TASK TO COMPLETE ▸
Starting at the first line of the data, please print exactly those lines through the one that holds "11, 8, 5, 4];", omitting every picture.
BEGIN RECORDS
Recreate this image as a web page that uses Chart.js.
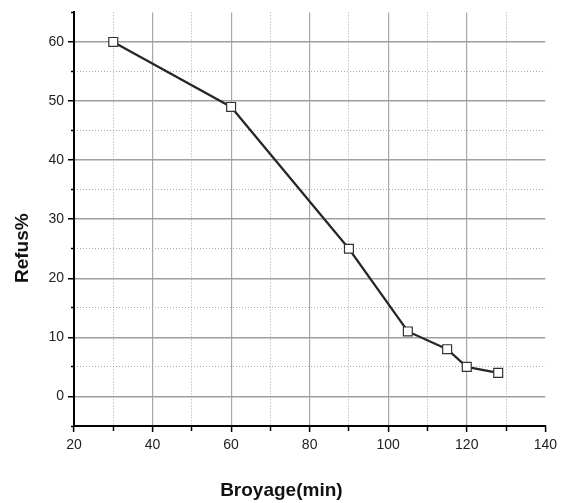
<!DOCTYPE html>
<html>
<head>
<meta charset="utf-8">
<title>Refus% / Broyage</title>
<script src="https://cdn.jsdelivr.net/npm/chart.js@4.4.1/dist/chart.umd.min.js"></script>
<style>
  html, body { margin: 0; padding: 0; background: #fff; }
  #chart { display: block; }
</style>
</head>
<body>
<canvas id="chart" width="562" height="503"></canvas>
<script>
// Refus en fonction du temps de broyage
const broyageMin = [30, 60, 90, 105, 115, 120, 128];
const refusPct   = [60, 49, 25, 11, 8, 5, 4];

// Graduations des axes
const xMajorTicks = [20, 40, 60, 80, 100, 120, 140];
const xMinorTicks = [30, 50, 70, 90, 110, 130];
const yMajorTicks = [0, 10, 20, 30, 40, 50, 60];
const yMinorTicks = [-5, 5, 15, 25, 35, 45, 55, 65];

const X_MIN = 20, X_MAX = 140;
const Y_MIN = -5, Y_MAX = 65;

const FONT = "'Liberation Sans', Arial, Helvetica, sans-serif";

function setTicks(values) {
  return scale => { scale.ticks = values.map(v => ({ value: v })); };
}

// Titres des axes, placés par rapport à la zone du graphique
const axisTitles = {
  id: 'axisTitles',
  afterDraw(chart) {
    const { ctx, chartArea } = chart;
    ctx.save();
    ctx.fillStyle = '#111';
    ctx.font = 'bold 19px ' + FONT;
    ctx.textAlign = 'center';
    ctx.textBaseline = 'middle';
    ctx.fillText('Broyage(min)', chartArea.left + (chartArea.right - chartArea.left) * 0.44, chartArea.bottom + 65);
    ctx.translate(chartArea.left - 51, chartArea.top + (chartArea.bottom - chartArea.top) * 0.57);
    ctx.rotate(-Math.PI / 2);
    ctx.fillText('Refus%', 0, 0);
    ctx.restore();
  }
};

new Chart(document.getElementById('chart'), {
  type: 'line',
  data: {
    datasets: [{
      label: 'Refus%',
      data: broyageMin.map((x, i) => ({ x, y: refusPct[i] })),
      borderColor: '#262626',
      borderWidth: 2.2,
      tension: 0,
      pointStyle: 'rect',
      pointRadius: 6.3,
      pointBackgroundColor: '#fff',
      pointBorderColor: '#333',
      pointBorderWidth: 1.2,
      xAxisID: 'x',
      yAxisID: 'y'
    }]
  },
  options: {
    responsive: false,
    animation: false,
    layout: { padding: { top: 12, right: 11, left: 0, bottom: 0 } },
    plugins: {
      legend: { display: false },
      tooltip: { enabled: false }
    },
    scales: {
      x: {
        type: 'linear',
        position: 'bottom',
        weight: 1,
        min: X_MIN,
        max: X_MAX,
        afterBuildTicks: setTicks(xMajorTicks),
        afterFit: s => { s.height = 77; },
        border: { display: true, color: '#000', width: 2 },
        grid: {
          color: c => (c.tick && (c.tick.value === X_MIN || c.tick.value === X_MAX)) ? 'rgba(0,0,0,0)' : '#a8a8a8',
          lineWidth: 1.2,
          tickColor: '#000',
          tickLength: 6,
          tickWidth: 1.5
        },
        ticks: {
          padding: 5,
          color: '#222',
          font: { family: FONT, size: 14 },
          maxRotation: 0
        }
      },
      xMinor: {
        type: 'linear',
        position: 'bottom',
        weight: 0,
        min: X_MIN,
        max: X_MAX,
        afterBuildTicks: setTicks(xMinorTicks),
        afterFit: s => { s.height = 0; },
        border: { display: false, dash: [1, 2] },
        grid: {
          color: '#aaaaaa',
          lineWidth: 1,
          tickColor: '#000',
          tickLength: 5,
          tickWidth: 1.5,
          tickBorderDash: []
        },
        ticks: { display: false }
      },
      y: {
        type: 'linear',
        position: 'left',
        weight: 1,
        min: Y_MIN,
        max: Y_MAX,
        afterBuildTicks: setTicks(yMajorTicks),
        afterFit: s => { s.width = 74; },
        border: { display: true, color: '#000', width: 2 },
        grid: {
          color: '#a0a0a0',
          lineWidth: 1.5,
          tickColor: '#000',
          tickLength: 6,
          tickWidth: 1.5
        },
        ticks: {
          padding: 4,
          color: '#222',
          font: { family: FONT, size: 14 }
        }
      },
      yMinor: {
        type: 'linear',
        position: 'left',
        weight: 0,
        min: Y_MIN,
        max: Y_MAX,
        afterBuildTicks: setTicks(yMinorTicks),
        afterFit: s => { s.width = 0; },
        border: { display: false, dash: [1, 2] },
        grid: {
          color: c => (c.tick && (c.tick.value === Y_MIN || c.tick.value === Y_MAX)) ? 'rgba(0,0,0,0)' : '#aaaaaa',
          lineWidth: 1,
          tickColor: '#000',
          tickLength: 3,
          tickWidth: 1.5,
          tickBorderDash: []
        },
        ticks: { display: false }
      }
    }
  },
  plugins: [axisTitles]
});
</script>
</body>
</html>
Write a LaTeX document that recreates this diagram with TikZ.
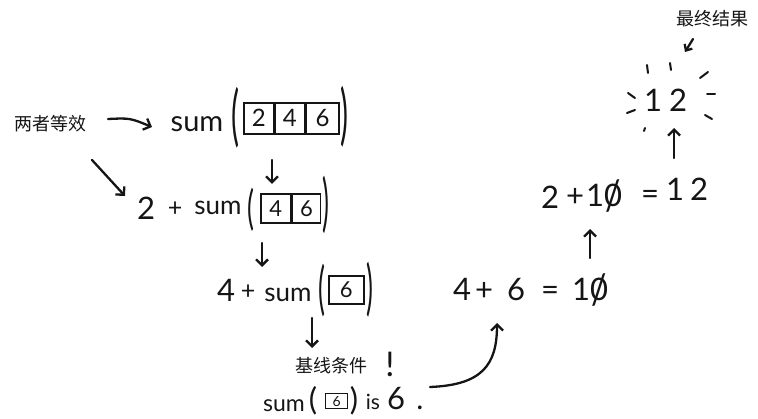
END RECORDS
CORRECT RESPONSE ▸
Recreate this image as a web page that uses Chart.js.
<!DOCTYPE html>
<html>
<head>
<meta charset="utf-8">
<title>Refus% / Broyage</title>
<script src="https://cdn.jsdelivr.net/npm/chart.js@4.4.1/dist/chart.umd.min.js"></script>
<style>
  html, body { margin: 0; padding: 0; background: #fff; }
  #chart { display: block; }
</style>
</head>
<body>
<canvas id="chart" width="562" height="503"></canvas>
<script>
// Refus en fonction du temps de broyage
const broyageMin = [30, 60, 90, 105, 115, 120, 128];
const refusPct   = [60, 49, 25, 11, 8, 5, 4];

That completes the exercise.